Cuando el carro frenó nuevamente di un paso hacia el lado y esta vez no había forma de equivocarse: el bulto que estaba al medio de sus piernas había rozado por un segundo con mis nalgas. Y al volver a mi posición volteé un poco la cabeza y sonreí lo más lascivamente que pude. El chico en verdad era guapo. Creo incluso que su expresión entre asombrada y excitada lo hacía ver más lindo. Pero esbozó también una pequeña sonrisa y pronto quedé volteada y de espaldas a él. Fue delicioso sentir como el bulto duro de sus jeans rozaba y recorría mi nalga derecha hasta colocarse al medio de mi trasero, me mojo de solo recordarlo. Sonreí nuevamente para darle a entender que estaba cómoda y entonces él empezó a moverse. Me punteaba despacio mientras yo sacaba culo y buscaba el mayor contacto posible. Era fantástico sentir el contorno de su verga erecta recorrer la línea media de mis nalgas. Sus jeans y mi falda eran delgados, lo que permitía una mayor sensación. Me sentía como una puta allí, en aquel bus infecto, con el pene de un completo extraño apoyado sobre mi trasero y con mi concha humedeciéndose a una velocidad de vértigo. La quería adentro, pero eso era ir demasiado lejos… A veces quisiera cambiar algunas reglas de la sociedad…

De pronto la sensación cambió… Ya no sentía el roce de telas, sentía un pedazo de carne que latía y hervía con fiereza contra mi cuerpo. Volteé apenas y confirmé lo que sentía: la polla del chico sobresalía desde el agujero que dejaba su cremallera abierta y se doblaba apretujada contra mis nalgas. Mi concha estaba hecha un charco. Le dejé seguir luego de mirar sus ojos cafés poseídos por la lujuria, pero inmediatamente me arrepentí. Si alguien nos descubría íbamos a meternos en problemas serios, quizás unas horas detenidos por impúdicos…

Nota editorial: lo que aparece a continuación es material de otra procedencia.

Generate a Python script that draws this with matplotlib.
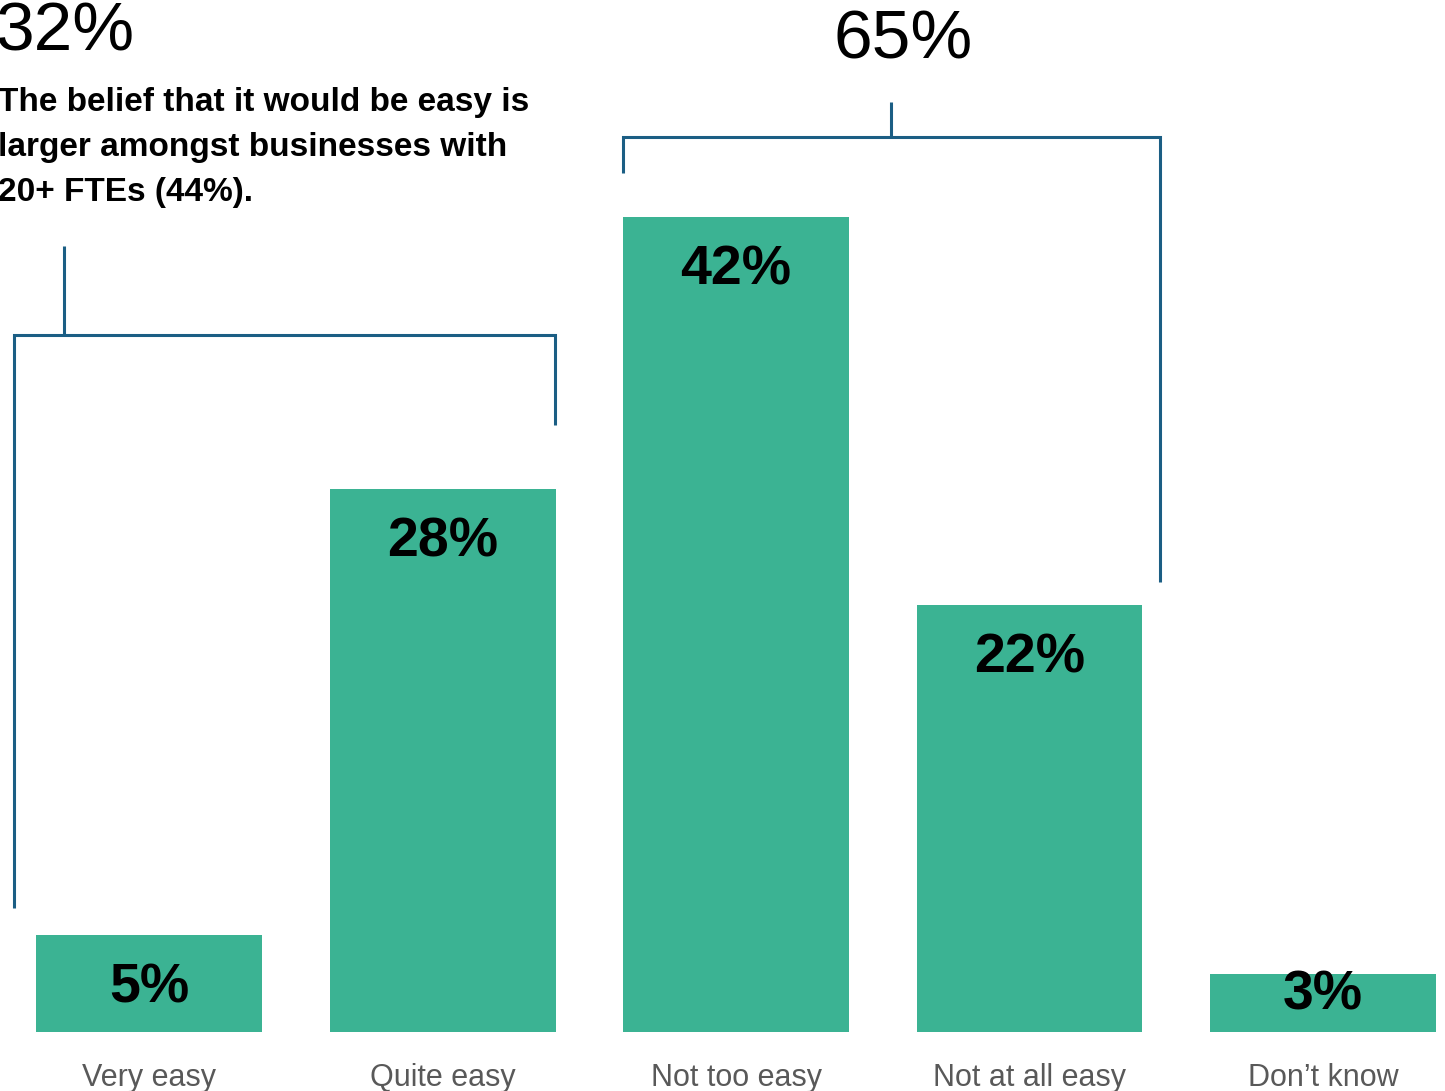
import matplotlib
matplotlib.use("Agg")
import matplotlib.pyplot as plt

categories = ["Very easy", "Quite easy", "Not too easy", "Not at all easy", "Don\u2019t know"]
values = [5, 28, 42, 22, 3]
value_labels = ["5%", "28%", "42%", "22%", "3%"]

easy_total = "32%"
not_easy_total = "65%"
note = "The belief that it would be easy is\nlarger amongst businesses with\n20+ FTEs (44%)."

bar_color = "#3BB393"
line_color = "#1B5E84"
sans = ["Liberation Sans", "DejaVu Sans"]

fig = plt.figure(figsize=(14.45, 10.91), dpi=100)
ax = fig.add_axes([0, 0, 1, 1])
ax.set_xlim(-0.5077, 4.4157)
ax.set_ylim(-3.04, 53.2)
ax.axis("off")

x = list(range(len(categories)))
ax.bar(x, values, width=0.77, color=bar_color)

# value labels inside bars
for i, v in enumerate(values):
    ax.text(i, max(v - 2.75, 1.9), value_labels[i], ha="center", va="center",
            fontsize=40, fontweight="bold", family=sans)

# category labels
for i, c in enumerate(categories):
    ax.text(i, -2.35, c, ha="center", va="center", fontsize=22, color="#595959", family=sans)

# bracket for easy (very + quite)
ax.plot([-0.460, -0.460, 1.383, 1.383], [6.39, 35.93, 35.93, 31.3], color=line_color, lw=2.2,
        solid_joinstyle="miter", solid_capstyle="butt")
ax.plot([-0.2896, -0.2896], [35.93, 40.5], color=line_color, lw=2.2, solid_capstyle="butt")

# bracket for not easy
ax.plot([1.615, 1.615, 3.445, 3.445], [44.28, 46.13, 46.13, 23.2], color=line_color, lw=2.2,
        solid_joinstyle="miter", solid_capstyle="butt")
ax.plot([2.528, 2.528], [46.13, 47.94], color=line_color, lw=2.2, solid_capstyle="butt")

# totals and note
ax.text(-0.525, 51.55, easy_total, ha="left", va="center", fontsize=50, family=sans)
ax.text(2.569, 51.1, not_easy_total, ha="center", va="center", fontsize=50, family=sans)
ax.text(-0.515, 48.7, note, ha="left", va="top", fontsize=24, fontweight="bold",
        linespacing=1.57, family=sans)

fig.savefig("out.png", dpi=100)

-Ya me falta poco, mami… - susurró, y el mundo casi se me vino abajo. Había olvidado que tenía que correrse. ¿Dónde iba a correrse? Suficientemente mojada de mis jugos y de líquido pre seminal estaba ya mi falda como para recibir su lefa caliente y salir indemne. No lo niego, quería su leche, pero estaba en una situación complicada. Mi culo sin embargo seguía moviéndose como si tuviese mente propia, se la sobaba con vehemencia y no parecía importarle nada. Él gemía despacio y yo hacía lo mismo. Ambos estábamos a punto de corrernos.

Ahogué un grito cuando llegué al clímax. Me había corrido y ni siquiera me había tocado la panocha. Mientras lo hacía sentía también una gran cantidad de líquido caliente impactando contra mi calzón húmedo. Con mi mano tanteé el área y me di cuenta de que el chico había levantado mi falda con su verga y seguía viniéndose en el espacio que había delante. Tres, cuatro, cinco chorros de leche mojaron mis piernas y mi panocha cubierta. Mi encuentro había terminado.

Ya voy a salir del trabajo. Luego de terminar nuestro pequeño encuentro en el bus escribí en una hojita mi nombre y mi número de teléfono y se la di. José me llamó hace media hora. Vamos a encontrarnos en un paradero dos calles abajo y luego iremos aún no se a donde, aunque puede que se trate simplemente de otro viaje en autobús.